## Collected data
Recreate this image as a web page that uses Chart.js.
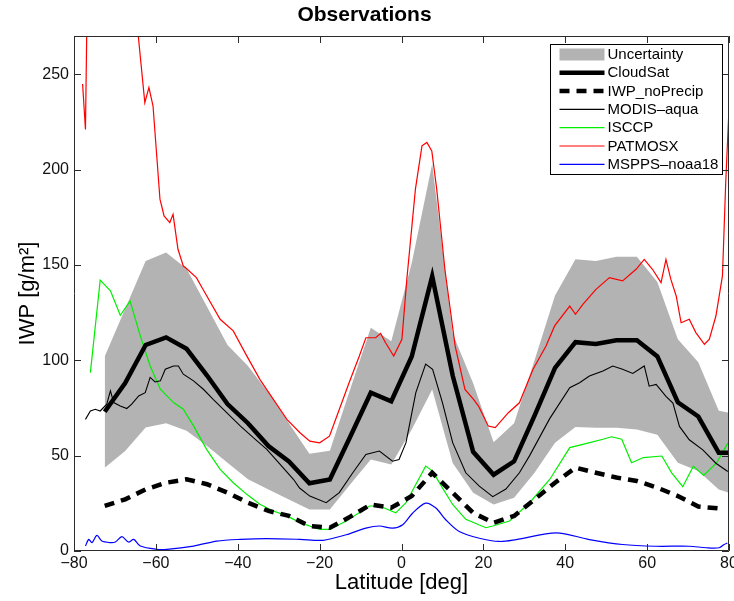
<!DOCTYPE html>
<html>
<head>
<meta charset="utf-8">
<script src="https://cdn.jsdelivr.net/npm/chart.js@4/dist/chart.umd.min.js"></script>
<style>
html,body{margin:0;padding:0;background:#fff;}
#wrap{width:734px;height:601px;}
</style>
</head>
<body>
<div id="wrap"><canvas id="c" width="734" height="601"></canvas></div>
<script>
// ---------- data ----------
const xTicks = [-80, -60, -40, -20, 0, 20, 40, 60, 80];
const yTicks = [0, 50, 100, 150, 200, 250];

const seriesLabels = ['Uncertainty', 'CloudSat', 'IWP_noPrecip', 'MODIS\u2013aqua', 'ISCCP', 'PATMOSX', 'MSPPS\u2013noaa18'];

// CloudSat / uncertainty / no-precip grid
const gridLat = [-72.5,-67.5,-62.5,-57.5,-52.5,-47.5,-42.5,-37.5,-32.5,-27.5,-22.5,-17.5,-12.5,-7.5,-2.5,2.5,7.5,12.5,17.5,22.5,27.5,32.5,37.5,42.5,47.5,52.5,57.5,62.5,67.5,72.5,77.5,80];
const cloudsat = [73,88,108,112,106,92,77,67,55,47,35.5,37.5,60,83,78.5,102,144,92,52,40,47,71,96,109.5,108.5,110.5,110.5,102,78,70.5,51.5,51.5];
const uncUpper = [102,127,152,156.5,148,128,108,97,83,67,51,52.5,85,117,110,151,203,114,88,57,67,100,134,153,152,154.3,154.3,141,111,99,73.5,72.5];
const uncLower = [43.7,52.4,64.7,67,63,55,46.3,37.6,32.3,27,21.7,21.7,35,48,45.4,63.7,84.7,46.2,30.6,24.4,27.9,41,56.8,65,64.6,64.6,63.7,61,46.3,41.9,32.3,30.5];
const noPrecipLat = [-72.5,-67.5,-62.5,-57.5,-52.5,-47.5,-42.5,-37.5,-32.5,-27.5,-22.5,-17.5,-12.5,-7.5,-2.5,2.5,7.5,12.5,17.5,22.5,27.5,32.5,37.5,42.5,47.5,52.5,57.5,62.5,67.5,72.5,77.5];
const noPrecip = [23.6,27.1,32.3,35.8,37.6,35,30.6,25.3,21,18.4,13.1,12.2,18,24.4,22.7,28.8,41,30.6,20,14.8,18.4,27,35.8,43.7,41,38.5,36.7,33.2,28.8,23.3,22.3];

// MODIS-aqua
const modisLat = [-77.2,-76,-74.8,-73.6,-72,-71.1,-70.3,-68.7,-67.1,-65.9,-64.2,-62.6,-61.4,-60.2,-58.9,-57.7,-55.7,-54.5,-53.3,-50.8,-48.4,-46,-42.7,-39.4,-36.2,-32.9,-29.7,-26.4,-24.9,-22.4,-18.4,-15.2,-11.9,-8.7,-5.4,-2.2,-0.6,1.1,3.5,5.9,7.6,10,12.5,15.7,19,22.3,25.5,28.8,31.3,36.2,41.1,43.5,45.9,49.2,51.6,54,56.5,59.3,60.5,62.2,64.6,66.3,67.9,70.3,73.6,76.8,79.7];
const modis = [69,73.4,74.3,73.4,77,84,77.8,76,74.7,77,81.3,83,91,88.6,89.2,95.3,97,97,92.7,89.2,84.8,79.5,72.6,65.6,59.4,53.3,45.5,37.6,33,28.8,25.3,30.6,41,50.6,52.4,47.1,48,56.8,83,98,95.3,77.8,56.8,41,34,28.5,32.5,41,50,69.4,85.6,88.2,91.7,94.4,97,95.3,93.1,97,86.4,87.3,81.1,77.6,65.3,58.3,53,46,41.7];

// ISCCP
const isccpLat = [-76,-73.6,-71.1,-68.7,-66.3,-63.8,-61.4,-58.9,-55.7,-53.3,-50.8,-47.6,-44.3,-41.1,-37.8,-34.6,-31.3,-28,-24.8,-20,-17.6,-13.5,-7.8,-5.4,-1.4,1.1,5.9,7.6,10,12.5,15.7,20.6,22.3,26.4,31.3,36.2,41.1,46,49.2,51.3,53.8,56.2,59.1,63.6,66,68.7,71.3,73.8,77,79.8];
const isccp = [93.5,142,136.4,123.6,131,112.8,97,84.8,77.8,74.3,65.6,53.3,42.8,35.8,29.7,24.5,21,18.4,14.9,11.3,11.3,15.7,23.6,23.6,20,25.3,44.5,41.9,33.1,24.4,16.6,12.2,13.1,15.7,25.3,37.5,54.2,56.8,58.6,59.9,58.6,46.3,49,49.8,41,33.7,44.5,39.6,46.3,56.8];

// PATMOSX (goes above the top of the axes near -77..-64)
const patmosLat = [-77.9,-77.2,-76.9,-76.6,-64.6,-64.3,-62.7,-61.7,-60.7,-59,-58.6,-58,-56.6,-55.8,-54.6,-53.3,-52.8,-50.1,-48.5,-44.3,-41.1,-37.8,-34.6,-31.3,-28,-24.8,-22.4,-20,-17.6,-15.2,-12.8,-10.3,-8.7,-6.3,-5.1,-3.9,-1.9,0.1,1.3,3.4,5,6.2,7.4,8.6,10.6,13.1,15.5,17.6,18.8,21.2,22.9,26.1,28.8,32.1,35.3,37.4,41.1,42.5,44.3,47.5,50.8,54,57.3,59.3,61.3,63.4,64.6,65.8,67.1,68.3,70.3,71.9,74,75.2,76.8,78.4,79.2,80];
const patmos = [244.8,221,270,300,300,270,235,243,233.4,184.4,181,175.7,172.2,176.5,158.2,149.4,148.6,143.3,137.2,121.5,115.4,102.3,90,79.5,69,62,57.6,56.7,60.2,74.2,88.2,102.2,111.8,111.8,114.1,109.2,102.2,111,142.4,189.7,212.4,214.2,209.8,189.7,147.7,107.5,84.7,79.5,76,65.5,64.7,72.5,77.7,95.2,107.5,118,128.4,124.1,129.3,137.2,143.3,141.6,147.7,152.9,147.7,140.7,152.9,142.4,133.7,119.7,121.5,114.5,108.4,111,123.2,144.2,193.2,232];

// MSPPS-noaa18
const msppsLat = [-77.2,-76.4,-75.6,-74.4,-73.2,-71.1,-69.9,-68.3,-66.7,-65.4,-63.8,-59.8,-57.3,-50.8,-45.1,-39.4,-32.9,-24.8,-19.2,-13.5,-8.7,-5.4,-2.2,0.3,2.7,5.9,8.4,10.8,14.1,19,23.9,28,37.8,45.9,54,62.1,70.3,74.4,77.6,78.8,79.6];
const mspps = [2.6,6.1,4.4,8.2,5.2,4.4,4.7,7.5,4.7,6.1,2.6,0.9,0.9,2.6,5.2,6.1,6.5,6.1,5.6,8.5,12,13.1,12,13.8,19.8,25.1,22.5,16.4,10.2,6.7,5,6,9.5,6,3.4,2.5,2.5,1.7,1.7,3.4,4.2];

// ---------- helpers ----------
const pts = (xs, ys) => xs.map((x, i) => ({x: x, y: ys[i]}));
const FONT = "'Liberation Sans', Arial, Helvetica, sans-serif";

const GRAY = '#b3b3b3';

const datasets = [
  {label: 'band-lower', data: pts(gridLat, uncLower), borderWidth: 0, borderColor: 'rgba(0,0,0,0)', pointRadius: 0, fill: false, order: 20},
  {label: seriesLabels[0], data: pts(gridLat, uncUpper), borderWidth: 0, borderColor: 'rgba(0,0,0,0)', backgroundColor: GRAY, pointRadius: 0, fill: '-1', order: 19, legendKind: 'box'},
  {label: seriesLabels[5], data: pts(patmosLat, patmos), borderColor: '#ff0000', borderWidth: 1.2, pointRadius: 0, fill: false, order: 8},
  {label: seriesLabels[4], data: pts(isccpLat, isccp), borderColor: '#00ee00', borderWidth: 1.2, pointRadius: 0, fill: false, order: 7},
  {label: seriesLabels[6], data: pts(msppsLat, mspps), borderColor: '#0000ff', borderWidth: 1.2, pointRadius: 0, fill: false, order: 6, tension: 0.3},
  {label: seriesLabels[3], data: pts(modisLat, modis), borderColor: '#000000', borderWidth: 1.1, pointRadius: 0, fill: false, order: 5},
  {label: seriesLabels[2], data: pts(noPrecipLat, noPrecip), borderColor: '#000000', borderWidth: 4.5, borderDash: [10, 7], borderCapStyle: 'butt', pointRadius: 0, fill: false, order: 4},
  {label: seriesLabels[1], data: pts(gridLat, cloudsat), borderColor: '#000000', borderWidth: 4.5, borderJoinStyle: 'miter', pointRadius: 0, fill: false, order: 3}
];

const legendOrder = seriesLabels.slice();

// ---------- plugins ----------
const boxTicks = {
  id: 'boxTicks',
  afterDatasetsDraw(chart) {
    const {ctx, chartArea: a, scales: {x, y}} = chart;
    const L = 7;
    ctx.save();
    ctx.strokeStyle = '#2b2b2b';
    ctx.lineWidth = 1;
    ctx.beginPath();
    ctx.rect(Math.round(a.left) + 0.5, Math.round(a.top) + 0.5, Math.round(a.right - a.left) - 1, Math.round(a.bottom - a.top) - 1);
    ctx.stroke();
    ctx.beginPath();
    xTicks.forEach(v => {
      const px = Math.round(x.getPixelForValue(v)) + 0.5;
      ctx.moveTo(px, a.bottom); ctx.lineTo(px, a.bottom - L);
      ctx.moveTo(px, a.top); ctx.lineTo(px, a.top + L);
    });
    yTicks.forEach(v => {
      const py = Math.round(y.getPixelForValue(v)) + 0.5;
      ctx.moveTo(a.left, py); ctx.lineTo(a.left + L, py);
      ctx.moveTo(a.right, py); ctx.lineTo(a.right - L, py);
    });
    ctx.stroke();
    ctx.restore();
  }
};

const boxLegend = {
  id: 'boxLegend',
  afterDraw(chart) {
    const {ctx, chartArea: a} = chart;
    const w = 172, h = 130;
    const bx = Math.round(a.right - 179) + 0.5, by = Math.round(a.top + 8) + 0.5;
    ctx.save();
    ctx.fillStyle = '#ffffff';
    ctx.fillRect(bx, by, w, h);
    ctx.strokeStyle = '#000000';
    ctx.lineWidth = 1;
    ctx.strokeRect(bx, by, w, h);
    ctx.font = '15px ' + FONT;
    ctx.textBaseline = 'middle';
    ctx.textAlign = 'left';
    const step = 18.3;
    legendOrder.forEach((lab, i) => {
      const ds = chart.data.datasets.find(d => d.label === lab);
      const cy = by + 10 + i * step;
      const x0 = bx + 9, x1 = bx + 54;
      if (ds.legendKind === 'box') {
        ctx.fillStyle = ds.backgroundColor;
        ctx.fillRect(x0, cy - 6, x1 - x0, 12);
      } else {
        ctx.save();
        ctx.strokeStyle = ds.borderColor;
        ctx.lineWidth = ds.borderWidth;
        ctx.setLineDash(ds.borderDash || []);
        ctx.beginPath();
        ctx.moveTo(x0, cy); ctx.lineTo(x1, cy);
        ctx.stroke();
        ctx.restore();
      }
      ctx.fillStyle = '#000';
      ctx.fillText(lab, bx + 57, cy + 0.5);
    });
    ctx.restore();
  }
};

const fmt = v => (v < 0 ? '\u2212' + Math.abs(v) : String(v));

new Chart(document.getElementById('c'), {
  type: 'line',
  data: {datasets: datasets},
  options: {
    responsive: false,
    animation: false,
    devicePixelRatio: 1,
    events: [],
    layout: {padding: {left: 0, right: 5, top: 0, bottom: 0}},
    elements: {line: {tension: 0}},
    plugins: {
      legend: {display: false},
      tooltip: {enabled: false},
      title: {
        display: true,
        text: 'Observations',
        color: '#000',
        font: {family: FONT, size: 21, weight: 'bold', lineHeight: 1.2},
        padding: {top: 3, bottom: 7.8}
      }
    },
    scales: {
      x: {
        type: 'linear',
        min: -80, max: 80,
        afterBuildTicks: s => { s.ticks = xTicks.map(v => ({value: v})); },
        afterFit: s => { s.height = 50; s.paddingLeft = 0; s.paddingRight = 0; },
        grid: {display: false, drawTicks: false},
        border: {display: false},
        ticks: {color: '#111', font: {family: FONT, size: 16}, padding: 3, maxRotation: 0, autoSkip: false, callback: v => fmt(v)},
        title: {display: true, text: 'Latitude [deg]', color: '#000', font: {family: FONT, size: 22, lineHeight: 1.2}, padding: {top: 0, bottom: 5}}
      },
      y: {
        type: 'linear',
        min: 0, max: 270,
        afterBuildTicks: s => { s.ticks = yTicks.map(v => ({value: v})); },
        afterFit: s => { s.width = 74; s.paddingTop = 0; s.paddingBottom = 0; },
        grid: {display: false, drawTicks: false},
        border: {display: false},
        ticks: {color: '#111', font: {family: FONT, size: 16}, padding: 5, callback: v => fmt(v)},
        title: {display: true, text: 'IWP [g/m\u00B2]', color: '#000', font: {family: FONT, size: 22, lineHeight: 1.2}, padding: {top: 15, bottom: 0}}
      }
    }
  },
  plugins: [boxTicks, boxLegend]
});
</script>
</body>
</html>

## Aim of the exercise
Write out each line of the listing above, exactly, from its first line to the line holding "const yTicks = [0, 50, 100, 150, 200, 250];", inclusive. Skip the pictures.

## Solution to the problem
Recreate this image as a web page that uses Chart.js.
<!DOCTYPE html>
<html>
<head>
<meta charset="utf-8">
<script src="https://cdn.jsdelivr.net/npm/chart.js@4/dist/chart.umd.min.js"></script>
<style>
html,body{margin:0;padding:0;background:#fff;}
#wrap{width:734px;height:601px;}
</style>
</head>
<body>
<div id="wrap"><canvas id="c" width="734" height="601"></canvas></div>
<script>
// ---------- data ----------
const xTicks = [-80, -60, -40, -20, 0, 20, 40, 60, 80];
const yTicks = [0, 50, 100, 150, 200, 250];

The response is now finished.